INSTRUCTIONS FOR THE TASK:
Print exactly the lines below between the line containing "Convert this chart" and the line containing "XAxis, YAxis, ReferenceLine", counting both of those lines. Leave pictures out.

[Saved data entries]
===
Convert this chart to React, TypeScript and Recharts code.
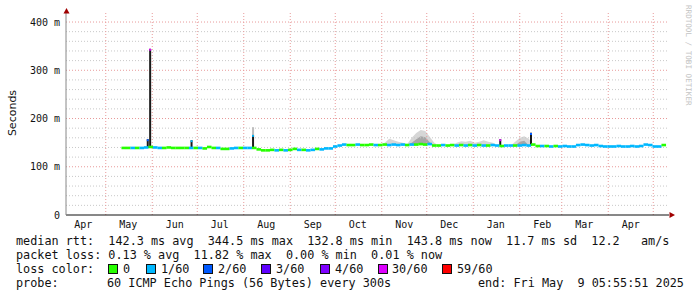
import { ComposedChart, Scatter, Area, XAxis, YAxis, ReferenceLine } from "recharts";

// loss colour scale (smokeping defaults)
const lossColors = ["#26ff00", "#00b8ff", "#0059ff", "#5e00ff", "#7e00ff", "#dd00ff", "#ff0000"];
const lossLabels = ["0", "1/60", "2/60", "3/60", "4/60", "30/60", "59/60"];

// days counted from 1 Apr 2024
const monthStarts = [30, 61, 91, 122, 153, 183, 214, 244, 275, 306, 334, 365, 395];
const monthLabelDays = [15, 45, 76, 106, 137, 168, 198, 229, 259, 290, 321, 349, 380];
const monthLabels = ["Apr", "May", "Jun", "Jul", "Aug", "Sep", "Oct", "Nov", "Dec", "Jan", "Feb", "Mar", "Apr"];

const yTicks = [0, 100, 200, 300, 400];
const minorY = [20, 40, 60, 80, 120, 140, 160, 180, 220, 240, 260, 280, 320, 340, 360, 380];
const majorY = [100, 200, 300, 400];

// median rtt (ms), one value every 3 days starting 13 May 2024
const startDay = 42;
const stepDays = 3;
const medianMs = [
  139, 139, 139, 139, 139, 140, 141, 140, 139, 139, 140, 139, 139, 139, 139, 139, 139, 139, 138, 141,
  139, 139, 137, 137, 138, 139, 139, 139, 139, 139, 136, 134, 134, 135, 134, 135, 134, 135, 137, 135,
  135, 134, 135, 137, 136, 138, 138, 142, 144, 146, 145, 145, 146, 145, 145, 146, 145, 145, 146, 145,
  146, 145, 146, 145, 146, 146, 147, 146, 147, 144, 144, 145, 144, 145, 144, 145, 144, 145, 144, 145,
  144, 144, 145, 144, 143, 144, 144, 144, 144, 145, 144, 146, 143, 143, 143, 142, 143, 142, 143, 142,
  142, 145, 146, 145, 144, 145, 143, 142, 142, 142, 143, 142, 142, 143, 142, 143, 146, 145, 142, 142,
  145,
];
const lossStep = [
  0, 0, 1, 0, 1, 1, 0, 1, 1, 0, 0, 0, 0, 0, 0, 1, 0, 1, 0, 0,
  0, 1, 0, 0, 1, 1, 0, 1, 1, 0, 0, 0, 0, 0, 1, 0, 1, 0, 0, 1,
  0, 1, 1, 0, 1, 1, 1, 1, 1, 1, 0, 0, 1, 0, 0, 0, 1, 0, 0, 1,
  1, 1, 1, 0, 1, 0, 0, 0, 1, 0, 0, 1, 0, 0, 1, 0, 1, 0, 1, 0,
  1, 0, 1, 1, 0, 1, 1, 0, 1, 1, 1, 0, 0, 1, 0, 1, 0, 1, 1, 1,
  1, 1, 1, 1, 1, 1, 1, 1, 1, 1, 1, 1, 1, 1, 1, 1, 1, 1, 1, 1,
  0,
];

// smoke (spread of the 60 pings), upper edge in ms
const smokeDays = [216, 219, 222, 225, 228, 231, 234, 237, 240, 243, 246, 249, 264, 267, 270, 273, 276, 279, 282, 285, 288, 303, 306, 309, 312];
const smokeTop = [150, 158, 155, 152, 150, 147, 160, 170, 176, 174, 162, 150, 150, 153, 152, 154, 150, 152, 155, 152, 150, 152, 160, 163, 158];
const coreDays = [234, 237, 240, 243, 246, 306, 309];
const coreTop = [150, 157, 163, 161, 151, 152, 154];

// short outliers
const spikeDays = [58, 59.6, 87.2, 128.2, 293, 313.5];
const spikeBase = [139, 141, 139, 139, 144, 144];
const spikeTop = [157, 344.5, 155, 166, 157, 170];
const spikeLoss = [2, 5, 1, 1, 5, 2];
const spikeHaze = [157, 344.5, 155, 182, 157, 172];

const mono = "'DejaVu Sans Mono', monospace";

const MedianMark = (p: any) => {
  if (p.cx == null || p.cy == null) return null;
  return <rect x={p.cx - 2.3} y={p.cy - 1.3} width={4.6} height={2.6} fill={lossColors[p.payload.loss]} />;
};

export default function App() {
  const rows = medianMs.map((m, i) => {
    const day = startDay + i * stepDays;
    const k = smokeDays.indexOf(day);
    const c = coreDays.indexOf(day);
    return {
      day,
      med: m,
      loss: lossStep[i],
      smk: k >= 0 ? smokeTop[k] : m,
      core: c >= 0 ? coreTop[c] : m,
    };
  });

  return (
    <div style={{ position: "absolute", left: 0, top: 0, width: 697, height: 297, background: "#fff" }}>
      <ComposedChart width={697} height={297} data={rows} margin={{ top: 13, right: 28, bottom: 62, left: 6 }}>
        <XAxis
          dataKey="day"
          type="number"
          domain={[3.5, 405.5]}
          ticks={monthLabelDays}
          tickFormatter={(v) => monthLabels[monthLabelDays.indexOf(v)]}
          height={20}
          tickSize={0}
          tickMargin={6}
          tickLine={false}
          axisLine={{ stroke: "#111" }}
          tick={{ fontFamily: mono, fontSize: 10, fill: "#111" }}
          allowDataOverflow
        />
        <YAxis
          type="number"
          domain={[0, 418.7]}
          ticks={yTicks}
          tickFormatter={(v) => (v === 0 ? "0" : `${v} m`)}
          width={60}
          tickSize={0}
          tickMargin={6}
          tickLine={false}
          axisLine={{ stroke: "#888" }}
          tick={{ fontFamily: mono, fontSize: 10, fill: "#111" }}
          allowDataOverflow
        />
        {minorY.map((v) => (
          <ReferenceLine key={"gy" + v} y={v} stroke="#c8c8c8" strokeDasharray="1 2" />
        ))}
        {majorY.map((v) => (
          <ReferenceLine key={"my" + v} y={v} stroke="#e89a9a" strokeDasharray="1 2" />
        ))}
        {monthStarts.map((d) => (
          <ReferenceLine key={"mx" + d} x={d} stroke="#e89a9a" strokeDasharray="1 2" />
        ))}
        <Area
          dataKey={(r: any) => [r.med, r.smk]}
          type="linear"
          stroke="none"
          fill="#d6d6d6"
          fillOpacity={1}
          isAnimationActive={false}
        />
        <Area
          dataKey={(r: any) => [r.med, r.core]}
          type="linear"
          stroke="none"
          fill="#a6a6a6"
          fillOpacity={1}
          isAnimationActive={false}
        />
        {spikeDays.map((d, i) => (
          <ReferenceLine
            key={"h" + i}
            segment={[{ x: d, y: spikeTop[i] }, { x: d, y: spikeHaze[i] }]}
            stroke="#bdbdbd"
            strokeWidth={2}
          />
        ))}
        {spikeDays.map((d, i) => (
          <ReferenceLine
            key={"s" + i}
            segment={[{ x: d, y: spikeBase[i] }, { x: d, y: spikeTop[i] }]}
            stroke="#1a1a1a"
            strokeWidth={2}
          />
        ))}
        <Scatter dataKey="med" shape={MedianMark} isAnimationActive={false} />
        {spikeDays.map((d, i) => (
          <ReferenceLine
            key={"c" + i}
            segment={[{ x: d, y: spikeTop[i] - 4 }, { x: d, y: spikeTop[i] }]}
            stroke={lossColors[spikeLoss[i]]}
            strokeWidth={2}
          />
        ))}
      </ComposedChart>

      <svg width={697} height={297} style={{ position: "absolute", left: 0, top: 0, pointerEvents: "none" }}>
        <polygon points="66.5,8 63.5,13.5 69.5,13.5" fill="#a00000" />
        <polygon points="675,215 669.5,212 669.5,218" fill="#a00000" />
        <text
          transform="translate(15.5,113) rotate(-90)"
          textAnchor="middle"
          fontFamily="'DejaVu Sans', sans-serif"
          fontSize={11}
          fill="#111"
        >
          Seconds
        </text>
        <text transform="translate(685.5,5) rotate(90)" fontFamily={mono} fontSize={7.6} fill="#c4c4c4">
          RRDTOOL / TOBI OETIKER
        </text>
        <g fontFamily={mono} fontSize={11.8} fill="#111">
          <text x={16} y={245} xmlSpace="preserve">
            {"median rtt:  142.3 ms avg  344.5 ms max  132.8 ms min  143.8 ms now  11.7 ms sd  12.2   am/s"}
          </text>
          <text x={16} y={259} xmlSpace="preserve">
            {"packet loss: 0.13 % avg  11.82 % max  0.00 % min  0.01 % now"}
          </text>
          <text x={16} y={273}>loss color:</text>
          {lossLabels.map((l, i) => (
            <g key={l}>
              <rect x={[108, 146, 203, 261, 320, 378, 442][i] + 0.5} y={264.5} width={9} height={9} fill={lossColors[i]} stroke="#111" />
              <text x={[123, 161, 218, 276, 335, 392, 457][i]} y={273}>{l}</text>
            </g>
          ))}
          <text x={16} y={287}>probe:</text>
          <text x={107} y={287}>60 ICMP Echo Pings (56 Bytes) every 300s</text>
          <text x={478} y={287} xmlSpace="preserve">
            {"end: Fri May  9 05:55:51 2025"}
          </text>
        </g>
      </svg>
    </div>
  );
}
===
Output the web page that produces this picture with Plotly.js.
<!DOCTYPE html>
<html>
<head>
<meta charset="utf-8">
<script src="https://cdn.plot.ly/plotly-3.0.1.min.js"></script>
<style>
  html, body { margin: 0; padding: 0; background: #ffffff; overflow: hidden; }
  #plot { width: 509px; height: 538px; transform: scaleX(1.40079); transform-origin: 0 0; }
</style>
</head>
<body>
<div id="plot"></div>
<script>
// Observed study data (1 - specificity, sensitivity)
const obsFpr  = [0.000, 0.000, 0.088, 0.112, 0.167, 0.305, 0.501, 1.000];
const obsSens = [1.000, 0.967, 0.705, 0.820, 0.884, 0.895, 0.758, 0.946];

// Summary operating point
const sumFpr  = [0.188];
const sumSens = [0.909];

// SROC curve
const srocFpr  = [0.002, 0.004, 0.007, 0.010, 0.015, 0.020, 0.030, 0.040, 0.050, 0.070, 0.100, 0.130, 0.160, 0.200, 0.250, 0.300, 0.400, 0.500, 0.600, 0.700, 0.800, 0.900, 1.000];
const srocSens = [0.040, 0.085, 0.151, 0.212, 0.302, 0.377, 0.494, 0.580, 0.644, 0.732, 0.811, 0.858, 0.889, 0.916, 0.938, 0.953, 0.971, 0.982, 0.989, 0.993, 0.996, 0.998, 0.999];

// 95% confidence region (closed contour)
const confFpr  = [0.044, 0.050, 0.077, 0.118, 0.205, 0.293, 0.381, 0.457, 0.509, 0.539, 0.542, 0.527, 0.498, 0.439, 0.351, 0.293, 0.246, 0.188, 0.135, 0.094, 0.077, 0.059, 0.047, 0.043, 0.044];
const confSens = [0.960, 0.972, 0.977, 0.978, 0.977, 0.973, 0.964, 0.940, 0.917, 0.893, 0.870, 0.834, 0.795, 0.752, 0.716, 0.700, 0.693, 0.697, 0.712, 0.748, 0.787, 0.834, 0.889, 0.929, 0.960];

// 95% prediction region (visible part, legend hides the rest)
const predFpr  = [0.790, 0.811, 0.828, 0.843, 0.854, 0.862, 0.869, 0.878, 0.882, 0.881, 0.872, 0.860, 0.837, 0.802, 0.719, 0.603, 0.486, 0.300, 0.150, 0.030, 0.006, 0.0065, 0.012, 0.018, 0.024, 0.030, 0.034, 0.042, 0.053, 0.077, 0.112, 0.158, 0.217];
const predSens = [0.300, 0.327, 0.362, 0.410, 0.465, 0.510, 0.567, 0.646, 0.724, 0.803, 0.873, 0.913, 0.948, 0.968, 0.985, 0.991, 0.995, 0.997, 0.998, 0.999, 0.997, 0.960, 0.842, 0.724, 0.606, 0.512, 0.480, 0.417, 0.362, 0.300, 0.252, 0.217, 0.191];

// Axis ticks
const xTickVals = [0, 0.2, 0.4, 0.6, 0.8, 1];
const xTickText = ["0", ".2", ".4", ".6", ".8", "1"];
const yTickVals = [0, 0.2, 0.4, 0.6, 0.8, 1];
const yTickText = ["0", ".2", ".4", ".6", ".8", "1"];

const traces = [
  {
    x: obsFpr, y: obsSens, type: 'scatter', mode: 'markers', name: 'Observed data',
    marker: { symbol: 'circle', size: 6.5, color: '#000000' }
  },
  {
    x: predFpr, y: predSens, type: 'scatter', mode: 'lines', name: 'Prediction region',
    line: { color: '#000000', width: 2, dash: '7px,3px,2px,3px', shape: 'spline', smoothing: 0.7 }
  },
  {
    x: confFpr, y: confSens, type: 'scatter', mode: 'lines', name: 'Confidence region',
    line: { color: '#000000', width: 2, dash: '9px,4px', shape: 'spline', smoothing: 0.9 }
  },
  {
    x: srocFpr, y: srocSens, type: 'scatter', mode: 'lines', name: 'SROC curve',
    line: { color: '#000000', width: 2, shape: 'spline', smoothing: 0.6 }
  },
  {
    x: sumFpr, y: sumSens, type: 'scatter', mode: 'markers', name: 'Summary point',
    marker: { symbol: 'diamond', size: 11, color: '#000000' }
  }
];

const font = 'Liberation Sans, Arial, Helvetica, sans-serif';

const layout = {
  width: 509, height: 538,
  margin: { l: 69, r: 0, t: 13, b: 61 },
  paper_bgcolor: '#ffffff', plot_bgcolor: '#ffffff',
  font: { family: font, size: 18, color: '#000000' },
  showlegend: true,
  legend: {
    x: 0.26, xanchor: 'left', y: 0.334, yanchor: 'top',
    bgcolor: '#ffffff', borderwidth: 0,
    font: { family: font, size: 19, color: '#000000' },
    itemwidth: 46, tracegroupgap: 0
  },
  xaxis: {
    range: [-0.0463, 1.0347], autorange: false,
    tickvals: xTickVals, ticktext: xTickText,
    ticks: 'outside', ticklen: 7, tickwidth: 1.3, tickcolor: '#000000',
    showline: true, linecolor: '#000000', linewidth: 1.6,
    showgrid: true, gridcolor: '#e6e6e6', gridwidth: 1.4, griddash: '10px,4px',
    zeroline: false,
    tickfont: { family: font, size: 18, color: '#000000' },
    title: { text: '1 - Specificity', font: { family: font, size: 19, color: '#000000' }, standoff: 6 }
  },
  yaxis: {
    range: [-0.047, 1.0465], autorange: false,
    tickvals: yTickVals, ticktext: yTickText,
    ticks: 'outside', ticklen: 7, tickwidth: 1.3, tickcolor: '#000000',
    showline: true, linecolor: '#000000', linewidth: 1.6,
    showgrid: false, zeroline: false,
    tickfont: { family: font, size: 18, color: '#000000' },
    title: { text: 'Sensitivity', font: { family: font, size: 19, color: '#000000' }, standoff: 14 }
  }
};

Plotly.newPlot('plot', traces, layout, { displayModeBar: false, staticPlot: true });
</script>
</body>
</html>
===
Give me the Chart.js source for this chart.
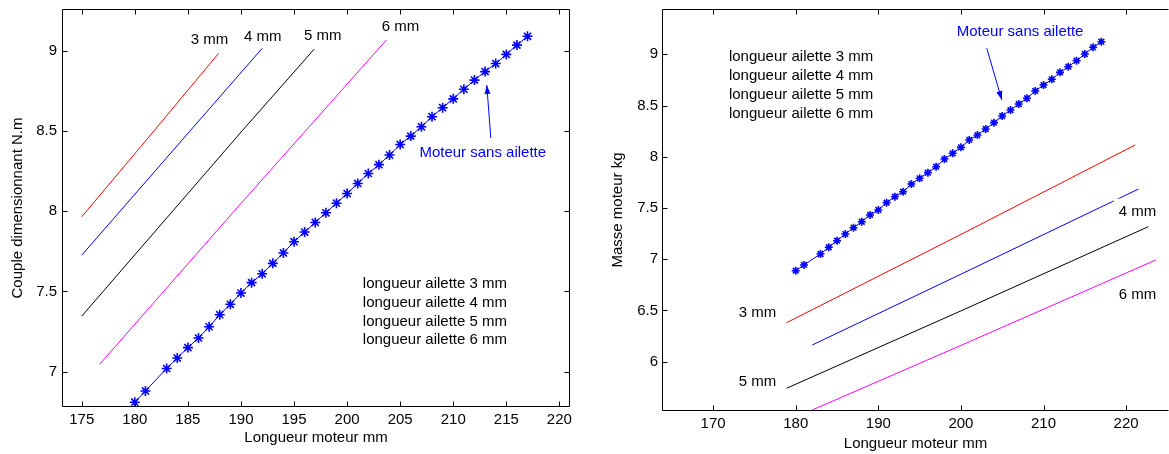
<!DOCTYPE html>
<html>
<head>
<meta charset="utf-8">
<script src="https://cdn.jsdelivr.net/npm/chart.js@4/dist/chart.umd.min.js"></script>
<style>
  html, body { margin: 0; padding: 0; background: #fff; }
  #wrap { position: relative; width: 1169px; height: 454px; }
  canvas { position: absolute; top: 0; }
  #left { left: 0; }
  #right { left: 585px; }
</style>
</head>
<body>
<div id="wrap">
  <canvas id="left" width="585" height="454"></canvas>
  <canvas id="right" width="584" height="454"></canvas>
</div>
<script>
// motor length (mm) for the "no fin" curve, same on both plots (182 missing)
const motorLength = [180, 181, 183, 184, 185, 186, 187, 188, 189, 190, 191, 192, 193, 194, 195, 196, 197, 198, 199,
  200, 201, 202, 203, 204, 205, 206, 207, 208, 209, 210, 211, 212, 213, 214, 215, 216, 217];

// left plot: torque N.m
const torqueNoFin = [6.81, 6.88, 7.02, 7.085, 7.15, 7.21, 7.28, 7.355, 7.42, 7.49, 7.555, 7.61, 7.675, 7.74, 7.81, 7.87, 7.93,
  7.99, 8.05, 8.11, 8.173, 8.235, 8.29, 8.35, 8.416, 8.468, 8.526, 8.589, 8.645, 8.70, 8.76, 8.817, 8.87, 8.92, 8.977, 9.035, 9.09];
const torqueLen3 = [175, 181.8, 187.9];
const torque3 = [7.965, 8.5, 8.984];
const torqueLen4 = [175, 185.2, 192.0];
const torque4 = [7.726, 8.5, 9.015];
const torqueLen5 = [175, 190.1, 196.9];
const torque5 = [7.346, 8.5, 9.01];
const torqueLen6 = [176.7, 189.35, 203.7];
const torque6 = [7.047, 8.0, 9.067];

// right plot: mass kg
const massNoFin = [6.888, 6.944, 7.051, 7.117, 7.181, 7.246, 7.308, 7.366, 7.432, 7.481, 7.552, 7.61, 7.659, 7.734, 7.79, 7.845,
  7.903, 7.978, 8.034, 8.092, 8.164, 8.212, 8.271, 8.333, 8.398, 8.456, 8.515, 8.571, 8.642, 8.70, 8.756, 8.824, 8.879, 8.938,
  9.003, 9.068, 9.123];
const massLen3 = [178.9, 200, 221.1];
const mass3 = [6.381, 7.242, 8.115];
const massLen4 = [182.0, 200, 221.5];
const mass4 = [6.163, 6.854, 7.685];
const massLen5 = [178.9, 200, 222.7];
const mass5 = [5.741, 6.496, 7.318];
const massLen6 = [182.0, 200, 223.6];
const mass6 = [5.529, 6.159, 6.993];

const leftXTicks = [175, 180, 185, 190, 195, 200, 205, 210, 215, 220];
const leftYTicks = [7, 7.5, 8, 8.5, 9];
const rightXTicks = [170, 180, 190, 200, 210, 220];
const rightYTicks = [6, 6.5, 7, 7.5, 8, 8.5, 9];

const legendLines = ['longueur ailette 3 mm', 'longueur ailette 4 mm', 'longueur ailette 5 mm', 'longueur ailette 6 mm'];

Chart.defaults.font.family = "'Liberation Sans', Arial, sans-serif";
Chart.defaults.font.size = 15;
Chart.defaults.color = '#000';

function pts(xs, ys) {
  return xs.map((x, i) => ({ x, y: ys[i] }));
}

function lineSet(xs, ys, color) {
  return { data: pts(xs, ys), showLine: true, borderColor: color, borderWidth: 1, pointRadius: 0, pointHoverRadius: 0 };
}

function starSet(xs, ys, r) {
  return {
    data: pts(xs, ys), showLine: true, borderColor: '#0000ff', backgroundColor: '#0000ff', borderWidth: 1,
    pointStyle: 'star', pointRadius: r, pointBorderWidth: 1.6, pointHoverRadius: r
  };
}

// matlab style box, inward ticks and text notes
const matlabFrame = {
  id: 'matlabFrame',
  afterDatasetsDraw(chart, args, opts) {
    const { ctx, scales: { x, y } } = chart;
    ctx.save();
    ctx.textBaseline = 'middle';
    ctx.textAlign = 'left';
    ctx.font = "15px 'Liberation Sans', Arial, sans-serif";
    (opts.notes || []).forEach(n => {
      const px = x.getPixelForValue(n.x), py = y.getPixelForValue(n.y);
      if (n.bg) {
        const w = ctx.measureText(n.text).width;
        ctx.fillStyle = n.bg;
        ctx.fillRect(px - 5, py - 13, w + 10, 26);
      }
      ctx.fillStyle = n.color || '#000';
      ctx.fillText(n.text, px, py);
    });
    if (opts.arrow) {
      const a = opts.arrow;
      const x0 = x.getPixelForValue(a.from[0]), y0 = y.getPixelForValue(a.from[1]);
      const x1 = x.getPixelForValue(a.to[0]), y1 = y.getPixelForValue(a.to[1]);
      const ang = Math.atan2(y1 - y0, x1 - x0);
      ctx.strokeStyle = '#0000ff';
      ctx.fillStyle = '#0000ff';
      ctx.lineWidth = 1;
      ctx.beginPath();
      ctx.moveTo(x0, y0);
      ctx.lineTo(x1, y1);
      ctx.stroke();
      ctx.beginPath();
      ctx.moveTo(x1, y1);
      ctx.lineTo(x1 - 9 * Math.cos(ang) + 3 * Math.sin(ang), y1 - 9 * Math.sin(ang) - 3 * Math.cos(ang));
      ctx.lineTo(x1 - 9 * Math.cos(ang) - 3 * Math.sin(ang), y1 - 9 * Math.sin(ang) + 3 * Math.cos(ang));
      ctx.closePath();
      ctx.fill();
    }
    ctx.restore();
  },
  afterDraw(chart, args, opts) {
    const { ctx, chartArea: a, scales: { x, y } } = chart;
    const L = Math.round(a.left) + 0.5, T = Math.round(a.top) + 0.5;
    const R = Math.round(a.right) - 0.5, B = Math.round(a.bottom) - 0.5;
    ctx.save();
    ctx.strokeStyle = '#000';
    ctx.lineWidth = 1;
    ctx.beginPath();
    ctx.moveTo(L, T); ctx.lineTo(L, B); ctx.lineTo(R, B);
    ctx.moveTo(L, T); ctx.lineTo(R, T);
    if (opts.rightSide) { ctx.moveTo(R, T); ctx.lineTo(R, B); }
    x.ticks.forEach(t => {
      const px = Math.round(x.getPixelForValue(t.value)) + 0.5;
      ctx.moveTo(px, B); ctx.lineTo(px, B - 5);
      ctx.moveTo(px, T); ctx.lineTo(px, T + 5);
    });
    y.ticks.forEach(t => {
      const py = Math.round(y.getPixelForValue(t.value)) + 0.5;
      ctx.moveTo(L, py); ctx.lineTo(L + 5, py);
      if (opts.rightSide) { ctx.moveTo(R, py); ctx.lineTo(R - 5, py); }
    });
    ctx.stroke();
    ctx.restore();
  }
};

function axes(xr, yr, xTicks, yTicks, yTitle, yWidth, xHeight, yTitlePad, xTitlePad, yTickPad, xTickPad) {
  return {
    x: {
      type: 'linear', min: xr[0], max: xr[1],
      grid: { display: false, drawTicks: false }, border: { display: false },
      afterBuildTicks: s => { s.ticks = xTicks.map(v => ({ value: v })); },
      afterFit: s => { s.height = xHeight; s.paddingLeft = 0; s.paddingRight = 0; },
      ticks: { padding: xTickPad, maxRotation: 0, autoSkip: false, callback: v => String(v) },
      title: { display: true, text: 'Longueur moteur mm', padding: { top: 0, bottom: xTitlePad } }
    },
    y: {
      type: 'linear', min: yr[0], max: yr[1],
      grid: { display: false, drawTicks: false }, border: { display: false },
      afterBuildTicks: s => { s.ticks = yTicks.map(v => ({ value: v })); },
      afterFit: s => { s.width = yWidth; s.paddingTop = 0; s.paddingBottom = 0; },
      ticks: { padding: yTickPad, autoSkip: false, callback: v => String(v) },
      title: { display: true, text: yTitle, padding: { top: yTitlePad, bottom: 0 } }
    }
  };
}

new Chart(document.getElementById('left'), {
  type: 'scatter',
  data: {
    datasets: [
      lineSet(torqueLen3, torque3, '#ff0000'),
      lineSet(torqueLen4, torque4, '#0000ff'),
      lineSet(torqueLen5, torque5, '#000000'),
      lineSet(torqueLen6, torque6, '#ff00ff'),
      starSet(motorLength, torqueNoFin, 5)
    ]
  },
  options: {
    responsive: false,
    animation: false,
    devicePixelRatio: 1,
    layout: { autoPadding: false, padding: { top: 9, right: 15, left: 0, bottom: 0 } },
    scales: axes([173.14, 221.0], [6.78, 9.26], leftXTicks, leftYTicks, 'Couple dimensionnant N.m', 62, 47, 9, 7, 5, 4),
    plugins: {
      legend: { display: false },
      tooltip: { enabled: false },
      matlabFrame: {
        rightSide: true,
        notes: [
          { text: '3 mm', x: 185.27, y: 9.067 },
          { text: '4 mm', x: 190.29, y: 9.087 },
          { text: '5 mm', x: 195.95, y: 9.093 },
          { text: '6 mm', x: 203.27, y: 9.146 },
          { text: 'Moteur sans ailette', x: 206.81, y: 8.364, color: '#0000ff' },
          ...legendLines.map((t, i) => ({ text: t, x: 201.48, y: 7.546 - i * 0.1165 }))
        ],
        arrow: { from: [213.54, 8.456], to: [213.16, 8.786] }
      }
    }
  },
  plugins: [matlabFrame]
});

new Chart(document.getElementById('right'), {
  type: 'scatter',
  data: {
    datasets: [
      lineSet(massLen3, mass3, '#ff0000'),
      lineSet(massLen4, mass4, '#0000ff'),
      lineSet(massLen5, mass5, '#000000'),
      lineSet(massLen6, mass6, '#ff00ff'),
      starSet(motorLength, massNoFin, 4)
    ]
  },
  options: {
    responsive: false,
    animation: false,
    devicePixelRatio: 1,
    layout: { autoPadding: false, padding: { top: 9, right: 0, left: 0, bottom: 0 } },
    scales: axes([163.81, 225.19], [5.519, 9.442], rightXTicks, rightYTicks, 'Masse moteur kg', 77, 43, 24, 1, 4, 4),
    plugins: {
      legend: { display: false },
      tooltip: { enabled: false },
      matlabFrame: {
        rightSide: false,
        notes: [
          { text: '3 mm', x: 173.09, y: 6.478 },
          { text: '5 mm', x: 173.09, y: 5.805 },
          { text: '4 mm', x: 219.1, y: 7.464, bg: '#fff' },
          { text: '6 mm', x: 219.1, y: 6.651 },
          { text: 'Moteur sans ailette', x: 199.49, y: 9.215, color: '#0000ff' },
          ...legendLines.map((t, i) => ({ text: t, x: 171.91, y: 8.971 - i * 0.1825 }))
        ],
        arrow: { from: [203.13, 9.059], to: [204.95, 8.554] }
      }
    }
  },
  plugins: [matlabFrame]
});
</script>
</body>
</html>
===
ANSWER:
Convert this chart to React, TypeScript and Recharts code.
import { ComposedChart, Scatter, Area, XAxis, YAxis, ReferenceLine } from "recharts";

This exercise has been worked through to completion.